Der Deutsche Fußballbund verweist in puncto Mutterschutz in erster
Linie auf das staatliche Arbeitsschutzgesetz. «Eventuelle
Sondervereinbarungen der Vereine mit ihren angestellten Spielerinnen
obliegen den Clubs», sagte Annette Seitz, Frauenfußball-Referentin
beim DFB. Der DFB wolle aber zukünftig einen Fokus darauf setzen, die
Bedingungen für Mütter vor allem nach der Schwangerschaft zu
verbessern und die Rückkehr auf den Platz zu erleichtern. «Dabei
möchten wir zunächst für unsere Nationalmannschaft einen
verbindlichen Rahmen festlegen», sagte Seitz. In einem weiteren
Schritt wolle man Regelungen dann auch mit den Vereinen besprechen.

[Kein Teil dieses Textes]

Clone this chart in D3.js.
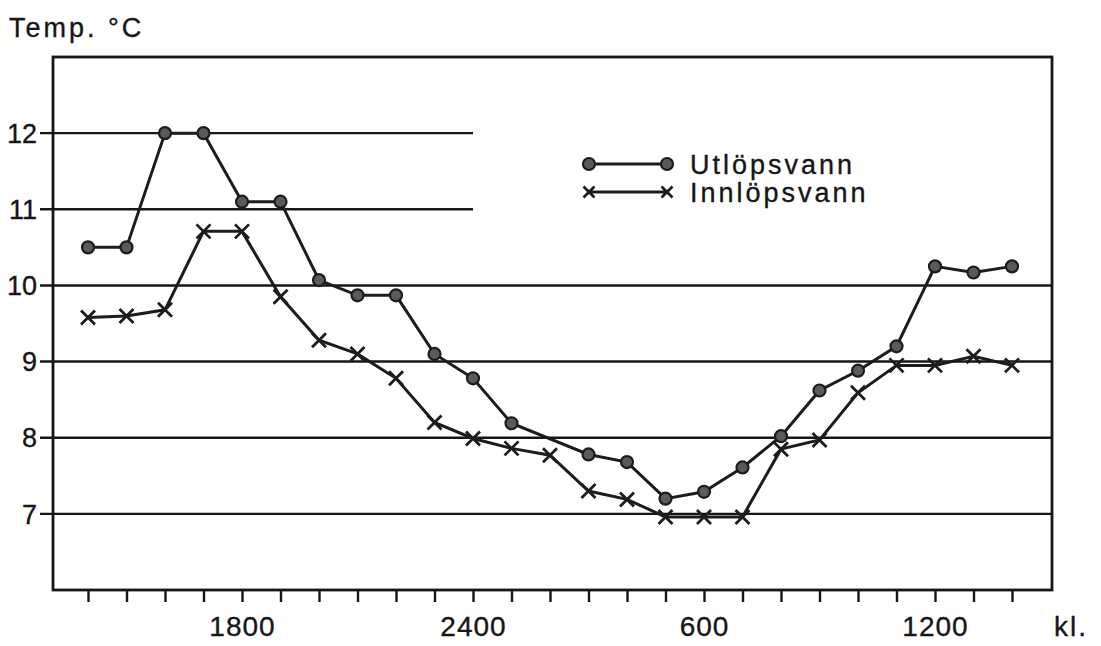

Konkrete Ergebnisse gebe es aber bislang nicht.

Einen Grund dafür, dass Mütter ihre Fußballkarrieren trotz des
geregelten Mutterschutzes selten auf hohem Niveau fortsetzen, sieht
VDV-Geschäftsführer Baranowsky bei der nach wie vor relativ geringen
Ertragssituation der Profifußballerinnen. «Ziel muss es daher sein,
diesen Bereich weiter zu professionalisieren und besser zu
vermarkten, damit höhere Einnahmen erzielt und bessere Gehälter
gezahlt werden können», sagte Baranowsky. «Das würde den Beruf fü
r
Mütter sicherlich attraktiver machen.»